The peculiar form and style of the Makurerua-Linton patu seemed similar in its thick clumsy character of the the previous one found in 1944 at the so-called “Mangaroa pa-mound”, a pre-Muaupoko swamp-girt built-up site on the northern shore of Lake Horowhenua. At that time this squat heavy rather clumsy form with its extraordinarily thick and short grip, from “Mangaroa” site was deemed a poorly fashioned inexpert version of a Fleet-Maori thrusting club of the flat-bladed type. This appraisal can now be shown to be a poor appreciation of its true quality and provenance.


The advent of a second example, found earlier but not revealed until after 1944, of an identical weapon of closely similar form, size, and type—in fact of such self-same character as to establish a definite type of some variant sub-culture origin—puts an entirely different evidential value and ethnological appraisal on this previous unrecognized and unidentified form. A process of elimination of possible sources of culture origin for this form of patu (based on the evidence it furnishes of style and typology generally) appears to be in our present state of knowledge, the best means of reaching some definite and useful conclusion.

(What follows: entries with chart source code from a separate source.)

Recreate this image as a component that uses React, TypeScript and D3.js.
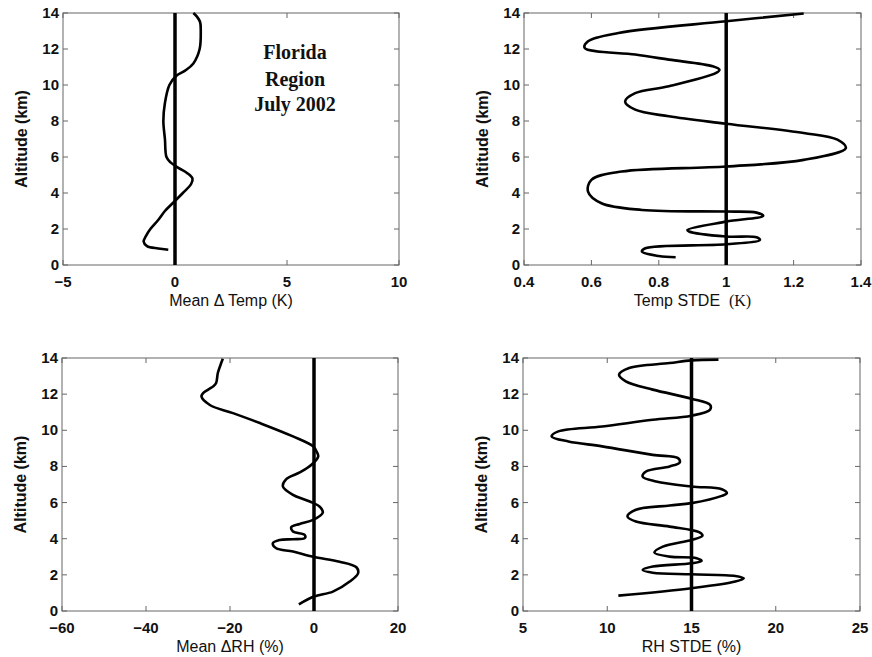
import React from "react";
import * as d3 from "d3";

const W = 872;
const H = 657;

// altitude ticks shared by all four panels
const altTicks = [0, 2, 4, 6, 8, 10, 12, 14];

// Mean delta temp (K) profile
const tempMeanAlt = [0.85, 0.92, 1.05, 1.3, 1.6, 2.0, 2.5, 3.0, 3.5, 4.0, 4.5, 4.8, 5.1, 5.4, 5.7, 6.0, 7.0, 8.0, 9.0, 10.0, 10.5, 10.8, 11.2, 12.0, 13.0, 13.5, 13.8, 14.0];
const tempMean = [-0.3, -0.75, -1.25, -1.4, -1.3, -1.1, -0.75, -0.45, -0.05, 0.35, 0.72, 0.78, 0.55, 0.15, -0.2, -0.38, -0.45, -0.52, -0.45, -0.25, 0.05, 0.45, 0.82, 1.1, 1.15, 1.12, 0.98, 0.82];

// Temp STDE (K) profile
const tempStdeAlt = [0.43, 0.5, 0.74, 0.93, 1.15, 1.39, 1.54, 1.58, 1.86, 1.95, 2.41, 2.73, 2.91, 2.97, 3.06, 3.43, 4.08, 4.73, 5.19, 5.47, 5.84, 6.49, 6.96, 7.33, 7.85, 8.26, 8.63, 9.09, 9.55, 9.93, 10.67, 10.85, 11.04, 11.41, 11.69, 12.06, 12.43, 12.89, 13.54, 13.97];
const tempStde = [0.85, 0.8, 0.75, 0.76, 1.0, 1.1, 1.09, 1.0, 0.89, 0.885, 1.0, 1.11, 1.09, 1.0, 0.75, 0.63, 0.59, 0.6, 0.69, 1.0, 1.23, 1.355, 1.33, 1.23, 1.0, 0.83, 0.73, 0.7, 0.73, 0.83, 0.97, 0.98, 0.96, 0.83, 0.73, 0.58, 0.59, 0.68, 1.0, 1.23];

// Mean delta RH (%) profile
const rhMeanAlt = [0.37, 0.8, 1.07, 1.63, 2.09, 2.42, 2.73, 3.0, 3.29, 3.47, 3.75, 3.93, 3.97, 4.03, 4.21, 4.4, 4.64, 4.82, 5.04, 5.45, 5.78, 6.06, 6.43, 6.89, 7.3, 7.67, 8.09, 8.55, 8.83, 9.11, 9.66, 10.4, 10.95, 11.4, 11.88, 12.06, 12.25, 12.43, 12.62, 13.17, 13.72, 13.96];
const rhMean = [-3.6, 0, 4.5, 8.5, 10.5, 10.1, 6.1, -0.2, -5.0, -9.0, -9.8, -8.2, -5.0, -2.2, -2.2, -5.0, -5.4, -3.4, -0.2, 2.1, 1.3, -1.0, -5.0, -7.4, -6.6, -3.4, -0.6, 1.0, 0.6, -0.2, -5.0, -12.9, -19.3, -24.8, -26.8, -26.4, -25.2, -24.0, -23.3, -22.9, -22.1, -21.7];

// RH STDE (%) profile
const rhStdeAlt = [0.85, 1.26, 1.63, 1.81, 1.94, 2.03, 2.12, 2.27, 2.46, 2.64, 2.77, 2.92, 3.01, 3.23, 3.56, 3.93, 4.16, 4.36, 4.67, 4.95, 5.23, 5.6, 5.84, 5.97, 6.37, 6.52, 6.74, 6.89, 7.17, 7.44, 7.72, 8.0, 8.22, 8.46, 8.64, 9.11, 9.38, 9.66, 9.94, 10.21, 10.58, 10.81, 11.14, 11.41, 11.75, 12.25, 12.71, 13.08, 13.45, 13.72, 13.87, 13.91];
const rhStde = [10.66, 15.0, 17.6, 18.1, 17.6, 15.0, 12.7, 12.1, 12.7, 15.0, 15.6, 15.3, 13.7, 12.8, 13.3, 15.0, 15.65, 15.45, 13.7, 11.7, 11.2, 11.7, 13.7, 15.0, 16.8, 17.1, 16.8, 15.0, 12.9, 12.1, 12.3, 13.7, 14.3, 14.2, 12.7, 9.7, 7.7, 6.7, 7.1, 9.7, 12.7, 15.0, 16.1, 16.1, 15.0, 12.7, 11.1, 10.7, 11.3, 13.7, 15.0, 16.6];

const fmt = (v: number) => (v < 0 ? "\u2212" + Math.abs(v) : String(v));

type PanelProps = {
  box: [number, number, number, number];
  xDomain: [number, number];
  xTicks: number[];
  refValue: number;
  alt: number[];
  vals: number[];
  xLabel: React.ReactNode;
};

const sans = "Liberation Sans, Arial, sans-serif";

function Panel({ box, xDomain, xTicks, refValue, alt, vals, xLabel }: PanelProps) {
  const [x0, y0, x1, y1] = box;
  const x = d3.scaleLinear().domain(xDomain).range([x0, x1]);
  const y = d3.scaleLinear().domain([0, 14]).range([y1, y0]);
  const idx = d3.range(vals.length);
  const line = d3
    .line<number>()
    .x((i) => x(vals[i]))
    .y((i) => y(alt[i]))
    .curve(d3.curveCatmullRom.alpha(0.5));
  const tl = 5;
  return (
    <g>
      <rect x={x0} y={y0} width={x1 - x0} height={y1 - y0} fill="none" stroke="#666" strokeWidth={1} />
      {altTicks.map((t) => (
        <g key={"y" + t}>
          <line x1={x0} x2={x0 + tl} y1={y(t)} y2={y(t)} stroke="#666" />
          <line x1={x1} x2={x1 - tl} y1={y(t)} y2={y(t)} stroke="#666" />
          <text x={x0 - 4} y={y(t) + 5} textAnchor="end" fontFamily={sans} fontWeight="bold" fontSize={15} fill="#111">
            {t}
          </text>
        </g>
      ))}
      {xTicks.map((t) => (
        <g key={"x" + t}>
          <line x1={x(t)} x2={x(t)} y1={y1} y2={y1 - tl} stroke="#666" />
          <line x1={x(t)} x2={x(t)} y1={y0} y2={y0 + tl} stroke="#666" />
          <text x={x(t)} y={y1 + 22} textAnchor="middle" fontFamily={sans} fontWeight="bold" fontSize={15} fill="#111">
            {fmt(t)}
          </text>
        </g>
      ))}
      <text
        transform={`translate(${x0 - 36},${(y0 + y1) / 2}) rotate(-90)`}
        textAnchor="middle"
        fontFamily={sans}
        fontSize={16}
        fontWeight="bold"
        fill="#111"
      >
        Altitude (km)
      </text>
      <text x={(x0 + x1) / 2} y={y1 + 41} textAnchor="middle" fontFamily={sans} fontSize={16} fill="#111">
        {xLabel}
      </text>
      <line x1={x(refValue)} x2={x(refValue)} y1={y0} y2={y1} stroke="#000" strokeWidth={3.5} />
      <path d={line(idx) || ""} fill="none" stroke="#000" strokeWidth={2.6} strokeLinejoin="round" />
    </g>
  );
}

export default function App() {
  return (
    <svg width={W} height={H} style={{ position: "absolute", left: 0, top: 0, background: "#fff" }}>
      <rect width={W} height={H} fill="#fff" />
      <Panel
        box={[63, 13, 399, 265]}
        xDomain={[-5, 10]}
        xTicks={[-5, 0, 5, 10]}
        refValue={0}
        alt={tempMeanAlt}
        vals={tempMean}
        xLabel="Mean Δ Temp (K)"
      />
      <Panel
        box={[524, 13, 861, 265]}
        xDomain={[0.4, 1.4]}
        xTicks={[0.4, 0.6, 0.8, 1, 1.2, 1.4]}
        refValue={1}
        alt={tempStdeAlt}
        vals={tempStde}
        xLabel={
          <>
            Temp STDE{"\u00a0\u00a0"}
            <tspan fontFamily="Liberation Serif, Times New Roman, serif">(K)</tspan>
          </>
        }
      />
      <Panel
        box={[62, 358, 398, 611]}
        xDomain={[-60, 20]}
        xTicks={[-60, -40, -20, 0, 20]}
        refValue={0}
        alt={rhMeanAlt}
        vals={rhMean}
        xLabel="Mean ΔRH (%)"
      />
      <Panel
        box={[523, 358, 860, 611]}
        xDomain={[5, 25]}
        xTicks={[5, 10, 15, 20, 25]}
        refValue={15}
        alt={rhStdeAlt}
        vals={rhStde}
        xLabel="RH STDE (%)"
      />
      <g fontFamily="Liberation Serif, Times New Roman, serif" fontWeight="bold" fontSize={20} fill="#111" textAnchor="middle">
        <text x={295} y={59}>Florida</text>
        <text x={295} y={86}>Region</text>
        <text x={295} y={111}>July 2002</text>
      </g>
    </svg>
  );
}
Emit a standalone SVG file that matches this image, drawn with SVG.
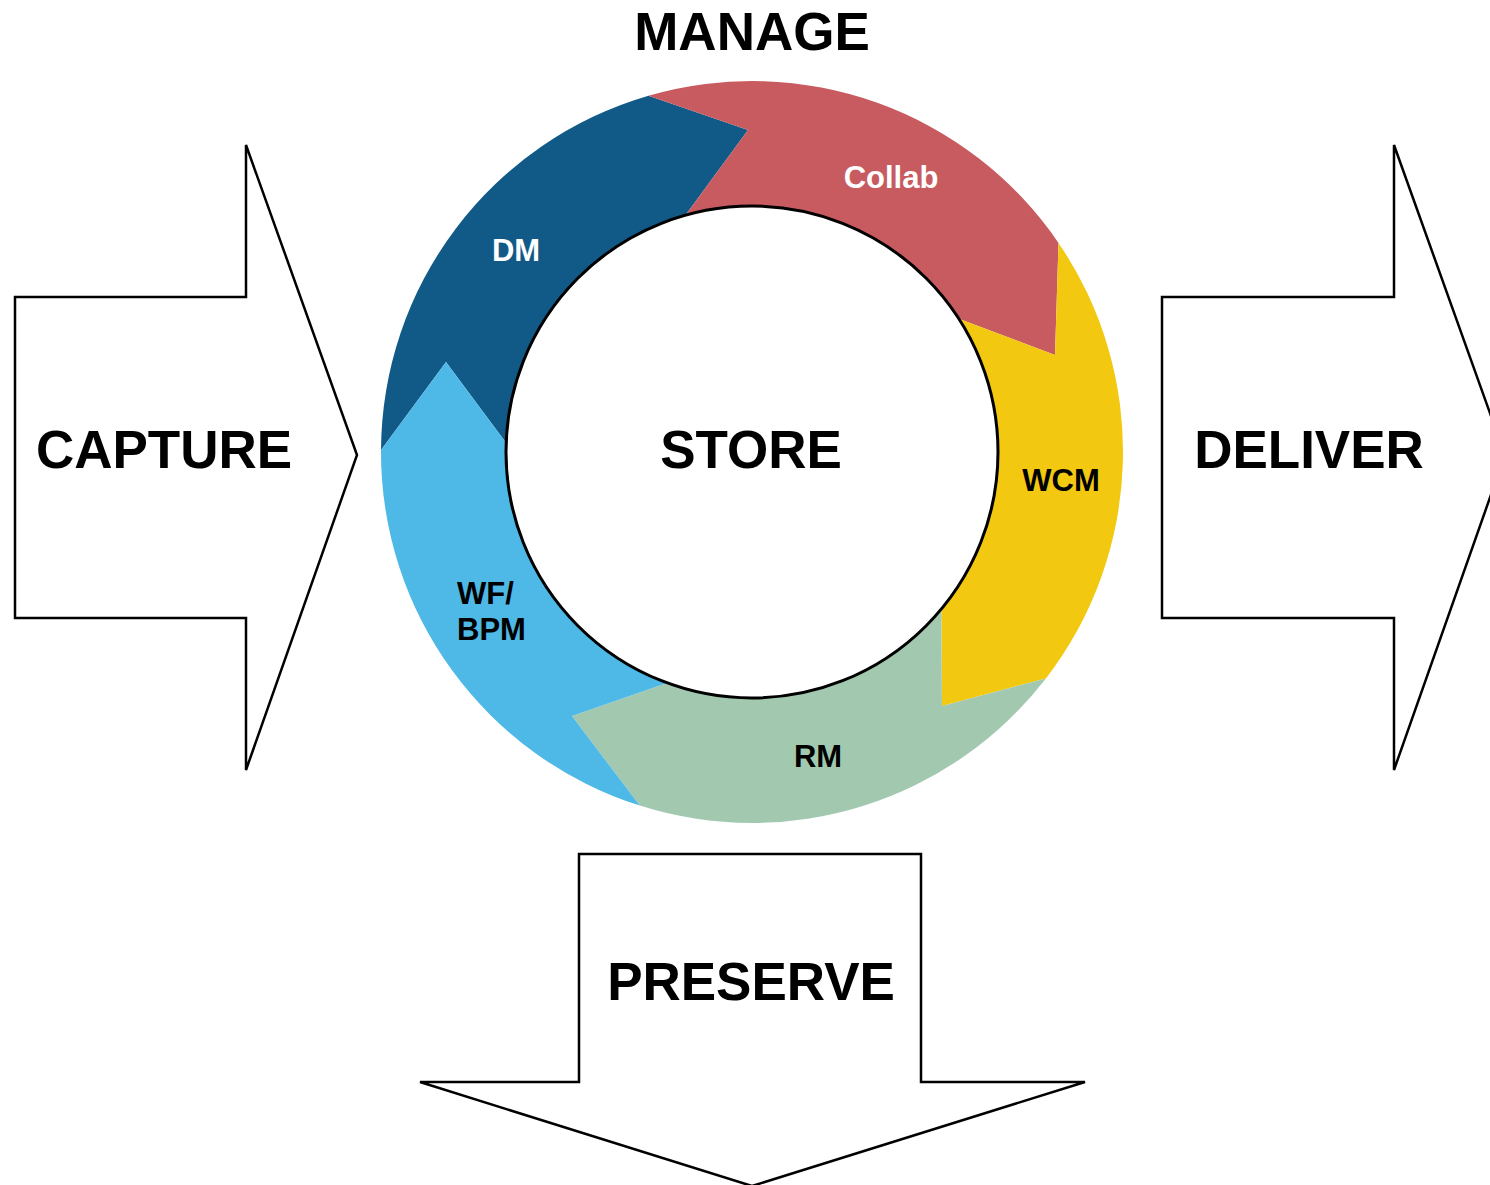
<svg xmlns="http://www.w3.org/2000/svg" width="1490" height="1185" viewBox="0 0 1490 1185">
<style>
.big{font-family:"Liberation Sans",Arial,sans-serif;font-weight:bold;font-size:53px;fill:#000;text-anchor:middle}
.lbl{font-family:"Liberation Sans",Arial,sans-serif;font-weight:bold;font-size:31px;text-anchor:middle}
.arrow{fill:#fff;stroke:#000;stroke-width:2.5;stroke-linejoin:miter}
</style>
<rect width="1490" height="1185" fill="#fff"/>
<g id="manage-title"><text class="big" x="752" y="50">MANAGE</text></g>
<g id="capture">
<path class="arrow" d="M15,297 H246 V145 L357,455 L246,770 V618 H15 Z"/>
<text class="big" x="164" y="468">CAPTURE</text>
</g>
<g id="deliver">
<path class="arrow" d="M1162,297 H1394 V145 L1505,455 L1394,770 V618 H1162 Z"/>
<text class="big" x="1309" y="468">DELIVER</text>
</g>
<g id="preserve">
<path class="arrow" d="M579,854 H921 V1082 H1085 L752,1186 L420,1082 H579 Z"/>
<text class="big" x="751" y="1000">PRESERVE</text>
</g>
<g id="ring">
<g id="seg-dm">
<path fill="#115a87" d="M381,450.1 A371,371 0 0 1 648.5,95.7 L748,130 L685.4,215.2 A246,246 0 0 0 506.2,443 L446,362 Z"/>
<text class="lbl" x="516" y="261" fill="#fff">DM</text>
</g>
<g id="seg-collab">
<path fill="#c75b5f" d="M648.5,95.7 A371,371 0 0 1 1058.5,242.9 L1055,355 L958.8,318.7 A246,246 0 0 0 685.4,215.2 L748,130 Z"/>
<text class="lbl" x="891" y="188" fill="#fff">Collab</text>
</g>
<g id="seg-wcm">
<path fill="#f2c811" d="M1058.5,242.9 A371,371 0 0 1 1045.9,678.4 L942,706 L941.3,609.1 A246,246 0 0 0 958.8,318.7 L1055,355 Z"/>
<text class="lbl" x="1061" y="491" fill="#000">WCM</text>
</g>
<g id="seg-rm">
<path fill="#a2c9b0" d="M1045.9,678.4 A371,371 0 0 1 639.8,805.6 L572,716 L667.1,682.9 A246,246 0 0 0 941.3,609.1 L942,706 Z"/>
<text class="lbl" x="818" y="767" fill="#000">RM</text>
</g>
<g id="seg-wf">
<path fill="#4eb9e6" d="M639.8,805.6 A371,371 0 0 1 381,450.1 L446,362 L506.2,443 A246,246 0 0 0 667.1,682.9 L572,716 Z"/>
<text class="lbl" x="457" y="604" fill="#000" style="text-anchor:start">WF/</text>
<text class="lbl" x="457" y="640" fill="#000" style="text-anchor:start">BPM</text>
</g>
</g>
<g id="store">
<circle cx="752" cy="452" r="246" fill="#fff" stroke="#000" stroke-width="3"/>
<text class="big" x="751" y="468">STORE</text>
</g>
<g id="connectors"/>
</svg>
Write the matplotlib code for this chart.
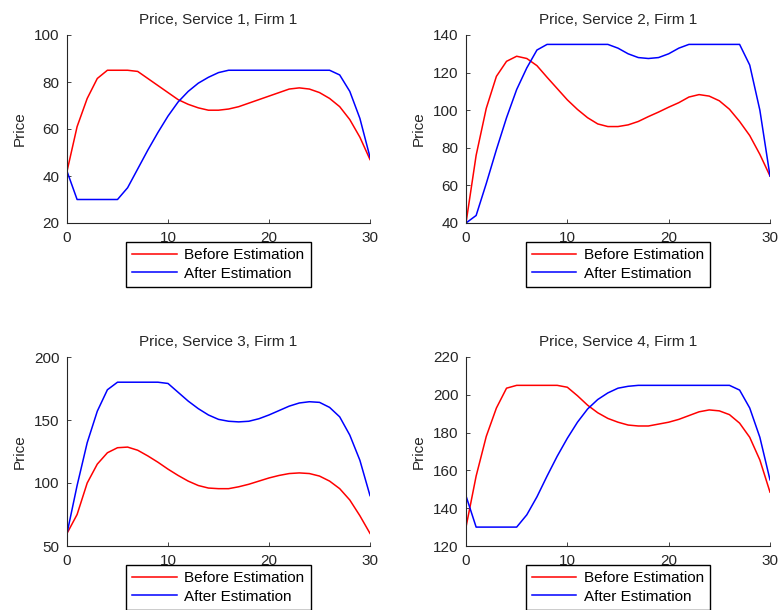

On the evidence of the few known Waitaha patu-type artefacts—two from Horowhenua and one from Southland, the sum total as yet available—the two thick squat patu under discussion cannot be attributed to the ancient Waitaha Culture of the New Zealand area. The Waitaha patu-like types (as shown below in the illustration - Fig. 1, a, b, c), are noted for their very elongated form, slender and light, being fashioned in bone (whalebone). Functioning as batons of authority, not as weapons, they are in all respects the antithesis of the “Mangaroa” and the Makurerua-Linton patu (Fig. 4, 5). This fundamental dissimilarity rules out a Waitaha origin for these two patu.


The 'fleet-Maori' hand clubs (mere type-form) have a certain slight similarity to the squat type under consideration, but are fashioned (whether in nephrite (mere), stone (onewa), or bone (patu paraoa)) on much more graceful and slender lines—longer and much slimmer handgrips, thinner blades, and of relatively greatly extended proportions. Consequently they were used as thrusting weapons only, whereas the short, heavy, and massive proportions of the patu now recorded make it entirely suitable and effective for a lateral slashing blow, and it was probably so used.


There remains the Ngati Mamoe culture, known in New Zealand from adze-forms of non-Eastern Polynesian types, and a few (but emphatic and unequivocal) other Western Polynesian and Melanesoid objects—artifacts, pou, menhir type markers, spirals etc - and matching practises and customs, many of which have long created considerable controversy as to their precise origin. These Melanesoid Polynesian artefact types, customs, practices, and much similar evidence continue to come to hand or be revealed by finds and archaeological research.